Nel 1942 aderì al Partito d'Azione, appena formatosi in clandestinità. All'indomani dell'armistizio di Cassibile, il 10 settembre 1943, insieme a Duccio Galimberti costituì il primo gruppo armato partigiano di Giustizia e Libertà, chiamandolo Italia libera. Nella primavera del 1944 fu a capo della brigata "Carlo Rosselli", che operava sulle montagne del Cuneese. Di quella brigata faceva parte anche Nuto Revelli. Come comandante partigiano, impose una disciplina severissima, volendo evitare che si arruolassero anche avventurieri e approfittatori; non esitava a far fucilare i briganti e i ladri scoperti a macchiare la reputazione dei partigiani. Fu protagonista anche dei contatti tra la Resistenza italiana e la Resistenza francese che ebbero culmine con gli incontri di Barcelonette e gli incontri di Saretto.[2]

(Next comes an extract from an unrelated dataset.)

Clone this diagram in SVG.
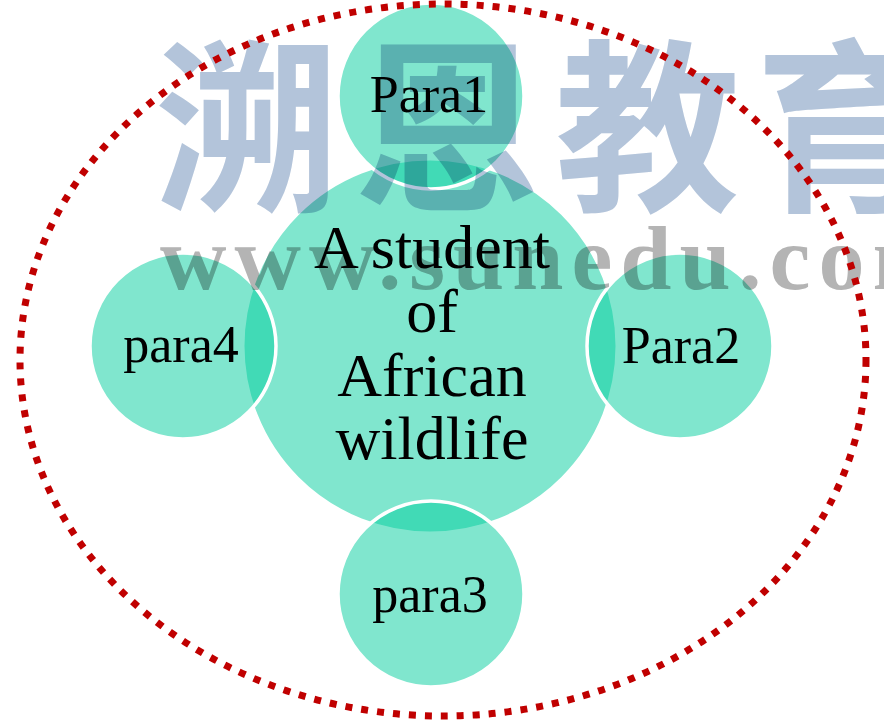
<svg xmlns="http://www.w3.org/2000/svg" width="884" height="728" viewBox="0 0 884 728">
  <style>
    .hub { fill: #01CD9D; fill-opacity: 0.5; stroke: #FFFFFF; stroke-width: 3; }
    .sat { fill: #01CD9D; fill-opacity: 0.5; stroke: #FFFFFF; stroke-width: 3.5; }
    .lbl { font-family: "Liberation Serif", "Times New Roman", serif; fill: #000000; text-anchor: middle; }
    .sat-lbl { font-size: 52px; }
    .hub-lbl { font-size: 62px; }
    .wm-cn { font-family: "Noto Sans CJK SC", sans-serif; font-weight: 700; font-size: 185px; fill: #B3C4DA; mix-blend-mode: multiply; }
    .wm-en { font-family: "Liberation Serif", serif; font-weight: bold; font-size: 92px; fill: #B4B4B4; mix-blend-mode: multiply; }
    .frame { fill: none; stroke: #C00000; stroke-width: 7; stroke-dasharray: 7 9; }
  </style>
  <rect x="0" y="0" width="884" height="728" fill="#FFFFFF"/>

  <g id="center">
    <circle class="hub" cx="430" cy="346" r="187"/>
  </g>
  <g id="para1">
    <circle class="sat" cx="431" cy="96" r="93"/>
  </g>
  <g id="para2">
    <circle class="sat" cx="680" cy="346" r="93"/>
  </g>
  <g id="para3">
    <circle class="sat" cx="431" cy="594" r="93"/>
  </g>
  <g id="para4">
    <circle class="sat" cx="183" cy="346" r="93"/>
  </g>

  <g id="watermark">
    <text class="wm-cn" x="155" y="197" letter-spacing="15">溯恩教育</text>
    <text class="wm-en" x="160" y="289" letter-spacing="8">www.sunedu.com</text>
  </g>

  <g id="connectors">
    <ellipse class="frame" cx="443" cy="360" rx="423" ry="356"/>
  </g>

  <g id="labels">
    <text class="lbl sat-lbl" x="429" y="112">Para1</text>
    <text class="lbl sat-lbl" x="681" y="363">Para2</text>
    <text class="lbl sat-lbl" x="430" y="612">para3</text>
    <text class="lbl sat-lbl" x="181" y="362">para4</text>
    <text class="lbl hub-lbl" x="432" y="268">A student</text>
    <text class="lbl hub-lbl" x="432" y="332">of</text>
    <text class="lbl hub-lbl" x="432" y="396">African</text>
    <text class="lbl hub-lbl" x="432" y="459">wildlife</text>
  </g>
</svg>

Nel dicembre 1944, alla morte di Duccio Galimberti, lasciò l'attività militare in montagna e ne prese il posto come comandante regionale piemontese di GL.
Malgrado si sentisse poco portato all'attività politica, subito dopo la Liberazione accettò di essere nominato per il Partito d'Azione alla Consulta Nazionale, l'assemblea che fece le veci del Parlamento dalla Liberazione alle elezioni della primavera 1946. Terminata questa esperienza, tornò alla propria attività di avvocato, rimanendo tuttavia impegnato a mantenere vivi gli ideali della Resistenza.
Nel 1953 fece campagna a favore di Unità Popolare, movimento guidato da Ferruccio Parri e nato per scongiurare l'applicazione della cosiddetta "legge truffa" nelle imminenti elezioni. "Unità Popolare" raccolse solo lo 0,6%, un risultato che segnò l'ennesima e definitiva sconfitta elettorale per gli esponenti del disciolto Partito d'Azione; tuttavia i voti andati a "Unità Popolare" impedirono che la coalizione guidata dalla Democrazia Cristiana ottenesse il premio di maggioranza previsto dalla "legge truffa".
Appassionato di alpinismo, morì durante un'escursione sui "suoi" monti sopra Cuneo, nel luglio 1953. Dieci anni dopo gli venne intitolato un rifugio in Valle Gesso.
Il suo studio legale fu ripreso dapprima da Carlo Galante Garrone, fratello di Alessandro, e quindi da Franzo Grande Stevens.
Livio Bianco ha lasciato importanti scritti sulla storia della Resistenza in Piemonte[3], raccolti in Guerra partigiana (1954). Lo scritto Venti mesi di guerra partigiana nel cuneese (1946) fu lodato da Gaetano Salvemini, tra l'altro, per il fatto che Bianco non tentò di valorizzare il solo ruolo dei partigiani giellisti a scapito degli altri, ma «fa continuamente nel racconto la parte che spetta nella resistenza cuneese ai comunisti [...], e non la sopprime, come sta diventando moda fra gli scrittori comunisti per le azioni non comuniste»[4].